At CIFE, we work closely with the R&D (Research and Development) and innovation departments of the world’s leading construction companies, which grant us access to their projects. Some companies even have their own CVC (Corporate Venture Capital) arms to invest in startups and technologies of interest. In a way, together with these companies, Stanford can provide the theoretical framework and scientific validation for these innovations.
How has your architecture degree from Universidad ORT Uruguay helped you?
I am very grateful to the professors in the Department of Structures. I had the privilege of working with Daniel Chamlian in his structural analysis office during my undergraduate studies, after having been his student. In Daniel’s office, I met his father, Haroutun, who taught me the value of being methodical when tackling new structural problems.
On the other hand, Architect Laura Moya, PhD, introduced me to the world of research.
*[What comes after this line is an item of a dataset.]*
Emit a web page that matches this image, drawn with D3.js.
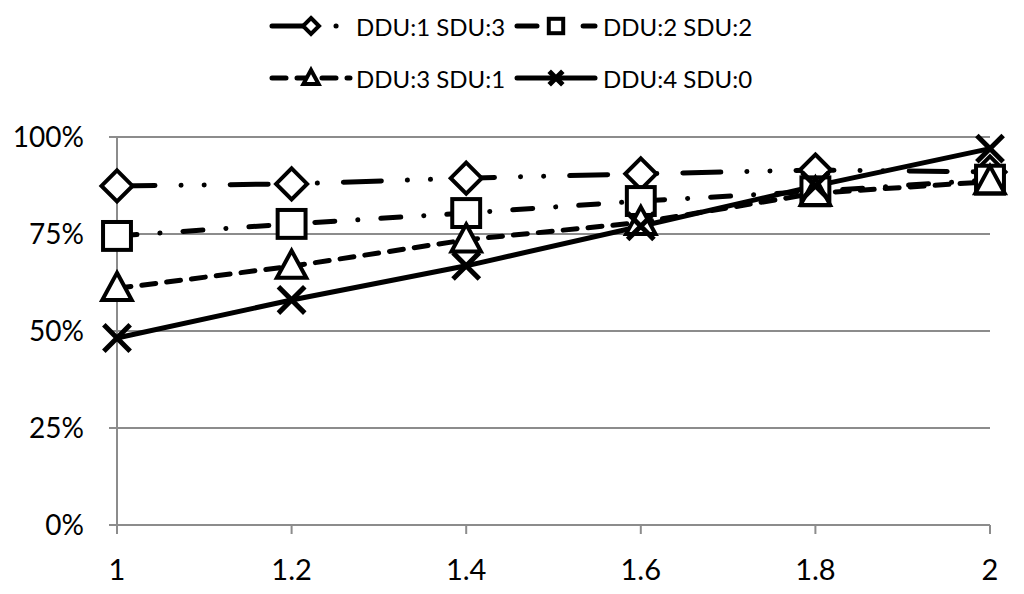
<!DOCTYPE html>
<html>
<head>
<meta charset="utf-8">
<script src="https://cdn.jsdelivr.net/npm/d3@7"></script>
<style>
  body { margin: 0; background: #fff; }
  text { font-family: Lato, "Open Sans", sans-serif; fill: #000; }
</style>
</head>
<body>
<div id="chart"></div>
<script>
var xValues = [1, 1.2, 1.4, 1.6, 1.8, 2];
var seriesNames = ['DDU:1 SDU:3', 'DDU:2 SDU:2', 'DDU:3 SDU:1', 'DDU:4 SDU:0'];
var ddu1 = [0.874, 0.879, 0.894, 0.905, 0.915, 0.91];
var ddu2 = [0.745, 0.776, 0.804, 0.835, 0.86, 0.89];
var ddu3 = [0.61, 0.667, 0.735, 0.78, 0.855, 0.885];
var ddu4 = [0.482, 0.58, 0.668, 0.77, 0.874, 0.97];
var yTicks = [0, 0.25, 0.5, 0.75, 1];
var xTicks = [1, 1.2, 1.4, 1.6, 1.8, 2];

var series = [
  { name: seriesNames[0], values: ddu1, symbol: 'diamond', dash: '38 26 0.1 23 0.1 26' },
  { name: seriesNames[1], values: ddu2, symbol: 'square', dash: '20 23 0.1 23' },
  { name: seriesNames[2], values: ddu3, symbol: 'triangle', dash: '14 11' },
  { name: seriesNames[3], values: ddu4, symbol: 'cross', dash: null }
];

var width = 1024, height = 594;
var margin = { left: 117, right: 34, top: 137, bottom: 69 };

var svg = d3.select('#chart').append('svg')
  .attr('width', width)
  .attr('height', height);

var x = d3.scaleLinear().domain([1, 2]).range([margin.left, width - margin.right]);
var y = d3.scaleLinear().domain([0, 1]).range([height - margin.bottom, margin.top]);

// gridlines
svg.append('g')
  .selectAll('line')
  .data(yTicks)
  .enter().append('line')
  .attr('x1', margin.left - 8)
  .attr('x2', width - margin.right)
  .attr('y1', d => y(d))
  .attr('y2', d => y(d))
  .attr('stroke', '#8c8c8c')
  .attr('stroke-width', 2);

// y axis line
svg.append('line')
  .attr('x1', margin.left).attr('x2', margin.left)
  .attr('y1', y(1)).attr('y2', y(0))
  .attr('stroke', '#8c8c8c').attr('stroke-width', 2);

// x ticks
svg.append('g')
  .selectAll('line')
  .data(xTicks)
  .enter().append('line')
  .attr('x1', d => x(d)).attr('x2', d => x(d))
  .attr('y1', y(0)).attr('y2', y(0) + 9)
  .attr('stroke', '#8c8c8c').attr('stroke-width', 2);

svg.append('g')
  .selectAll('text')
  .data(yTicks)
  .enter().append('text')
  .attr('x', margin.left - 33)
  .attr('y', d => y(d) - 1)
  .attr('text-anchor', 'end')
  .attr('dominant-baseline', 'central')
  .attr('font-size', 28)
  .text(d => d3.format('.0%')(d));

svg.append('g')
  .selectAll('text')
  .data(xTicks)
  .enter().append('text')
  .attr('x', d => x(d))
  .attr('y', y(0) + 43)
  .attr('text-anchor', 'middle')
  .attr('dominant-baseline', 'central')
  .attr('font-size', 29)
  .text(d => d3.format('~g')(d));

function drawSymbol(g, type, size, sw) {
  var h = size / 2;
  if (type === 'diamond') {
    g.append('path').attr('d', `M0,${-h} L${h},0 L0,${h} L${-h},0 Z`)
      .attr('fill', '#fff').attr('stroke', '#000').attr('stroke-width', sw);
  } else if (type === 'square') {
    var s = h * 0.9;
    g.append('rect').attr('x', -s).attr('y', -s).attr('width', 2 * s).attr('height', 2 * s)
      .attr('fill', '#fff').attr('stroke', '#000').attr('stroke-width', sw);
  } else if (type === 'triangle') {
    g.append('path').attr('d', `M0,${-h} L${h * 0.95},${h * 0.75} L${-h * 0.95},${h * 0.75} Z`)
      .attr('fill', '#fff').attr('stroke', '#000').attr('stroke-width', sw)
      .attr('stroke-linejoin', 'miter');
  } else {
    var c = h * 0.85;
    g.append('path').attr('d', `M${-c},${-c} L${c},${c} M${-c},${c} L${c},${-c}`)
      .attr('fill', 'none').attr('stroke', '#000').attr('stroke-width', sw + 1);
  }
}

var line = d3.line().x(d => x(d[0])).y(d => y(d[1]));

series.forEach(function(s) {
  var pts = xValues.map((v, i) => [v, s.values[i]]);
  svg.append('path')
    .datum(pts)
    .attr('d', line)
    .attr('fill', 'none')
    .attr('stroke', '#000')
    .attr('stroke-width', 5)
    .attr('stroke-linecap', 'round')
    .attr('stroke-dasharray', s.dash);
});

series.forEach(function(s) {
  xValues.forEach(function(v, i) {
    var g = svg.append('g').attr('transform', `translate(${x(v)},${y(s.values[i])})`);
    drawSymbol(g, s.symbol, 31, 4);
  });
});

// legend
var legendPos = [
  { lx: 272, y: 26, tx: 356 },
  { lx: 517, y: 26, tx: 603 },
  { lx: 272, y: 78, tx: 356 },
  { lx: 517, y: 78, tx: 603 }
];
series.forEach(function(s, i) {
  var p = legendPos[i];
  svg.append('line')
    .attr('x1', p.lx).attr('x2', p.lx + 78)
    .attr('y1', p.y).attr('y2', p.y)
    .attr('stroke', '#000').attr('stroke-width', 5)
    .attr('stroke-linecap', 'round')
    .attr('stroke-dasharray', s.dash);
  var g = svg.append('g').attr('transform', `translate(${p.lx + 39},${p.y})`);
  drawSymbol(g, s.symbol, 16, 4);
  svg.append('text')
    .attr('x', p.tx).attr('y', p.y)
    .attr('dominant-baseline', 'central')
    .attr('font-size', 24)
    .text(s.name);
});
</script>
</body>
</html>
Laura welcomed me with open arms as soon as I expressed my interest in her work, allowing me to join her team in researching the design, calculation, and construction of wooden structures at the Materials Testing Institute (FING). These two experiences shaped my education at ORT and helped guide me along this path.
How have construction companies responded to the introduction of robots into their day-to-day operations?
At first, it’s a challenge, because there’s a widespread myth about the threat of robots replacing workers. However, in our case studies, robots complement workers’ tasks, just as we use cranes or forklifts today. None of these machines have replaced workers; either they require an operator to manage the workstation, or they are robots that are limited to performing only a portion of the task.
What are the unique features of construction robots?
Construction robots face additional challenges compared to robots or machinery used in other industries—such as the automotive industry—because they must perform tasks in unstructured environments that change on a daily basis and require mobility and interaction with people.
In which stages of the process can robotics be implemented?
We can categorize them into areas such as progress monitoring, interior finishing, and exterior robots. For example, we have seen robots used to scan construction sites, install drywall, and tie structural steel bars.
How soon could robots be implemented in the construction industry?
Although robotics in construction may seem like a distant prospect, robots are already being used in the construction industry today. In Japan, for example, this topic has been discussed and implemented since the 1980s to address the labor shortage in the construction sector and attract new generations to the trade through the use of these technologies.
More recently, the United States and Europe have been developing and adopting robots on construction sites. In Peru, where we held a conference on robotics in construction for the Lima Chapter of the Civil Engineering Association, we observed significant interest in applying robots to infrastructure projects, such as mining projects. Within the Latin American region, Peru has been a pioneer in Virtual Design and Construction, laying the groundwork for automating construction processes. Chile and Brazil already have initiatives to use BIM in public projects, a process recommended to facilitate the use of robots in construction.